Performance characteristics

Query latency vs. shard count

Query latency scales linearly with shard count because each shard is searched independently and results are merged:

Shards Vectors Avg query latency QPS
1 916K 0.75 ms 1,343
10 9.2M 1.99 ms 504
25 22.9M 4.33 ms 231
50 45.8M 6.58 ms 152
100 91.6M 15.89 ms 63
109 100M 19.47 ms 51

256-bit binary vectors, Hamming distance, M=16, efConstruction=32, ef=512, 128 MB shards.3

Cold start

55 shards (~315 MB each, 18 GB total, 100M vectors).

Configuration Time
55-shard restore (usearch stock) 15.3 s
55-shard restore (ISCC fork, sequential) 1.22 s
55-shard restore (ISCC fork, 8 threads) 0.49 s

Tuning guidance

Shard size

Workload Recommended shard size Rationale
Write-heavy ⅛ of available RAM More shards, consistent add throughput
Read-heavy ½ of available RAM Fewer shards, lower query latency
Balanced ¼ of available RAM Default recommendation

HNSW parameters

Parameter Default Effect
connectivity 16 Higher = better recall, more memory, slower inserts
expansion_add 128 Higher = better graph quality, slower inserts
expansion_search 64 Higher = better recall, slower queries

The defaults work well for most workloads. Increase expansion_search if recall is too low; increase connectivity for better recall at the cost of memory.

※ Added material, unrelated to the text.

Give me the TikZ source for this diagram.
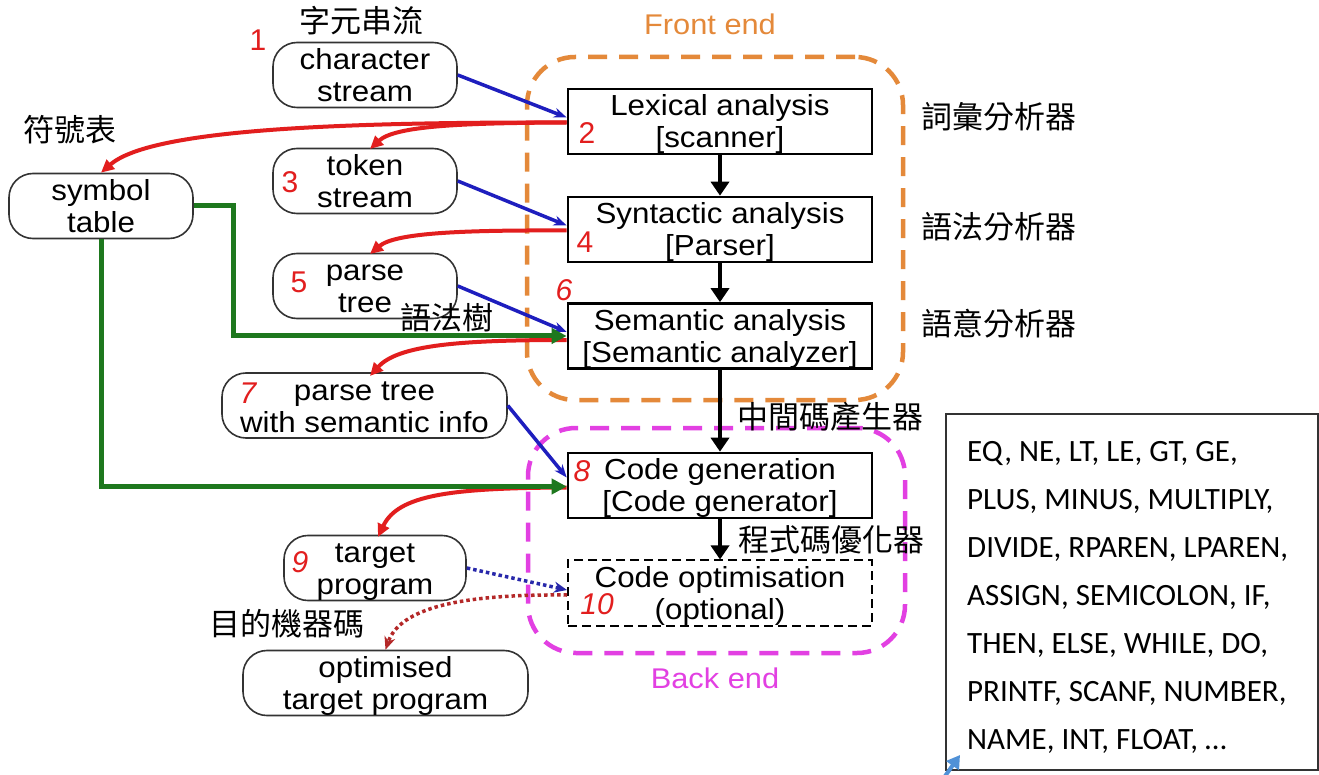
\documentclass[tikz,border=0pt]{standalone}
\usepackage{fontspec}
\setmainfont{Liberation Sans}
\newfontfamily\boxfont[FakeStretch=1.08]{Liberation Sans}
\newfontfamily\numfont{Liberation Sans}
\newfontfamily\cjkfont{Noto Sans CJK TC}
\newfontfamily\listfont{Carlito}
\usetikzlibrary{arrows.meta}

\definecolor{feorange}{RGB}{228,137,58}
\definecolor{bemagenta}{RGB}{226,64,226}
\definecolor{flowred}{RGB}{226,30,30}
\definecolor{flowblue}{RGB}{30,30,190}
\definecolor{flowgreen}{RGB}{30,120,30}
\definecolor{dotblue}{RGB}{40,40,170}
\definecolor{dotred}{RGB}{180,40,40}
\definecolor{ptrblue}{RGB}{80,145,215}

% struts that fix the height of the first line and the depth of the last
\newcommand{\firstln}{\rule{0pt}{27pt}}
\newcommand{\lastln}{\rule[-6pt]{0pt}{6pt}}

\tikzset{
  datastore/.style={draw=black!80, line width=1.6pt, rounded corners=24pt,
    inner sep=0pt, align=center, font=\boxfont\fontsize{29}{32}\selectfont},
  phase/.style={draw=black, line width=2.6pt, minimum width=304pt,
    inner sep=0pt, align=center, font=\boxfont\fontsize{29}{32}\selectfont},
  stepnum/.style={text=flowred, inner sep=0pt, font=\numfont\fontsize{30}{30}\selectfont},
  stepnumit/.style={stepnum, font=\numfont\itshape\fontsize{30}{30}\selectfont},
  cjklabel/.style={inner sep=0pt, font=\cjkfont\fontsize{31}{31}\selectfont},
  regionbox/.style={line width=4.5pt, dash pattern=on 19pt off 12pt, rounded corners=48pt},
  regionlabel/.style={inner sep=0pt, font=\boxfont\fontsize{28.5}{28.5}\selectfont},
  redflow/.style={draw=flowred, line width=4pt, -{Triangle[length=13pt,width=12pt]}},
  blueflow/.style={draw=flowblue, line width=3.5pt, -{Stealth[length=13pt,width=10pt]}},
  greenflow/.style={draw=flowgreen, line width=5pt, -{Triangle[length=15pt,width=15pt]}},
  blackflow/.style={draw=black, line width=4pt, -{Triangle[length=14pt,width=18pt]}},
  dotflow/.style={line width=3.5pt, dash pattern=on 3.5pt off 3pt, -{Stealth[length=13pt,width=11pt]}},
}

\begin{document}
\begin{tikzpicture}[x=1pt,y=-1pt]
\useasboundingbox (0,0) rectangle (1319,775);
\fill[white] (0,0) rectangle (1319,775);

% front end / back end regions
\node[regionbox, draw=feorange, minimum width=376pt, minimum height=343pt] (frontend) at (715,228.5) {};
\node[regionlabel, text=feorange] (frontlbl) at (710,24) {Front end};
\node[regionbox, draw=bemagenta, minimum width=377pt, minimum height=225pt] (backend) at (716.5,540.5) {};
\node[regionlabel, text=bemagenta] (backlbl) at (715,678) {Back end};

% data produced along the way
\node[datastore, minimum width=184pt, minimum height=63pt] (char) at (365,75) {\firstln character\\stream\lastln};
\node[datastore, minimum width=184pt, minimum height=63pt] (tok) at (365,181) {\firstln token\\stream\lastln};
\node[datastore, minimum width=184pt, minimum height=62pt] (sym) at (101,206) {\firstln symbol\\table\lastln};
\node[datastore, minimum width=184pt, minimum height=63pt] (pt) at (365,286) {\firstln parse\\tree\lastln};
\node[datastore, minimum width=285pt, minimum height=59pt] (ptinfo) at (364.5,405.5) {\firstln parse tree\\with semantic info\lastln};
\node[datastore, minimum width=182pt, minimum height=61pt] (tp) at (375,568) {\firstln target\\program\lastln};
\node[datastore, minimum width=285pt, minimum height=60pt] (opt) at (385.5,683) {\firstln optimised\\target program\lastln};

% compiler phases
\node[phase, minimum height=64pt] (lex) at (720,121.5) {\firstln Lexical analysis\\{}[scanner]\lastln};
\node[phase, minimum height=63pt] (syn) at (720,229.5) {\firstln Syntactic analysis\\{}[Parser]\lastln};
\node[phase, minimum height=64pt] (sem) at (720,336) {\firstln Semantic analysis\\{}[Semantic analyzer]\lastln};
\node[phase, minimum height=63pt] (cg) at (720,485.5) {\firstln Code generation\\{}[Code generator]\lastln};
\node[phase, minimum height=62pt, line width=2pt, dash pattern=on 9pt off 5pt] (co) at (720,593) {\firstln Code optimisation\\(optional)\lastln};

% step numbers
\node[stepnum] (n1) at (258,40) {1};
\node[stepnum] (n2) at (587,133) {2};
\node[stepnum] (n3) at (290,182) {3};
\node[stepnum] (n4) at (585,242) {4};
\node[stepnum] (n5) at (299,282) {5};
\node[stepnumit] (n6) at (564,290) {6};
\node[stepnumit] (n7) at (248,393) {7};
\node[stepnumit] (n8) at (582,471) {8};
\node[stepnumit] (n9) at (300,562) {9};
\node[stepnumit] (n10) at (597,604) {10};

% Chinese annotations
\node[cjklabel] (zh1) at (361,21) {字元串流};
\node[cjklabel] (zh2) at (70,130) {符號表};
\node[cjklabel] (zh3) at (999,117) {詞彙分析器};
\node[cjklabel] (zh4) at (999,227) {語法分析器};
\node[cjklabel] (zh5) at (999,324) {語意分析器};
\node[cjklabel] (zh6) at (447,318) {語法樹};
\node[cjklabel] (zh7) at (830,417) {中間碼產生器};
\node[cjklabel] (zh8) at (831,540) {程式碼優化器};
\node[cjklabel] (zh9) at (287,624) {目的機器碼};

% inputs to each phase
\draw[blueflow] (char.east) -- ([yshift=4pt]lex.west);
\draw[blueflow] (tok.east) -- ([yshift=4pt]syn.west);
\draw[blueflow] (pt.east) -- ([yshift=4pt]sem.west);
\draw[blueflow] (ptinfo.east) -- ([yshift=8pt]cg.west);

% outputs of each phase
\draw[redflow] ([yshift=-1pt]lex.west) .. controls (330,122) and (150,130) .. (sym.north);
\draw[redflow] ([yshift=-1pt]lex.west) .. controls (460,123) and (395,126) .. (370,149);
\draw[redflow] ([yshift=-1pt]syn.west) .. controls (460,230) and (395,233) .. (370,254);
\draw[redflow] ([yshift=-4pt]sem.west) .. controls (460,340) and (398,345) .. (370,376);
\draw[redflow] ([yshift=-2pt]cg.west) .. controls (450,488) and (398,495) .. (378,537);

% symbol table lookups
\draw[greenflow] (sym.east) -- ++(40,0) |- (sem.west);
\draw[greenflow] (sym.south) |- ([yshift=-1pt]cg.west);

% phase sequence
\draw[blackflow] (lex.south) -- (syn.north);
\draw[blackflow] (syn.south) -- (sem.north);
\draw[blackflow] (sem.south) -- (cg.north);
\draw[blackflow] (cg.south) -- (co.north);

% optional optimisation
\draw[dotflow, draw=dotblue] (tp.east) -- ([yshift=3pt]co.west);
\draw[dotflow, draw=dotred] ([yshift=-2pt]co.west) .. controls (460,594) and (400,608) .. (opt.north);

% token list
\node[draw=black!80, line width=1.2pt, minimum width=372pt, minimum height=356pt, inner sep=0pt] (tokbox) at (1132,592) {};
\node[anchor=north west, align=left, inner sep=0pt, font=\listfont\fontsize{31}{48}\selectfont] (toklist) at (967,441)
  {EQ, NE, LT, LE, GT, GE,\\PLUS, MINUS, MULTIPLY,\\DIVIDE, RPAREN, LPAREN,\\ASSIGN, SEMICOLON, IF,\\THEN, ELSE, WHILE, DO,\\PRINTF, SCANF, NUMBER,\\NAME, INT, FLOAT, \dots};

\coordinate (ptrtail) at (943,779);
\coordinate (ptrtip) at (960,755);
\draw[draw=ptrblue, line width=4pt, -{Triangle[length=13pt,width=15pt]}] (ptrtail) -- (ptrtip);
\end{tikzpicture}
\end{document}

  1. Median of 5 runs after warmup. Stock usearch 2.23.0 (PyPI) vs. ISCC fork 2.23.2 (current fork is 2.23.3). Windows 10, Intel i7-7700K, 64 GB RAM, Python 3.12. 

  2. Median of 2,000 iterations per operation. 5,000 vectors/shard, 256D float32. Same hardware as above. Reproducible via uv run python scripts/benchmark_bloom_vs_native.py

  3. Measured with a 109-shard dataset on the same hardware. Rows up to 55 shards reproduced independently.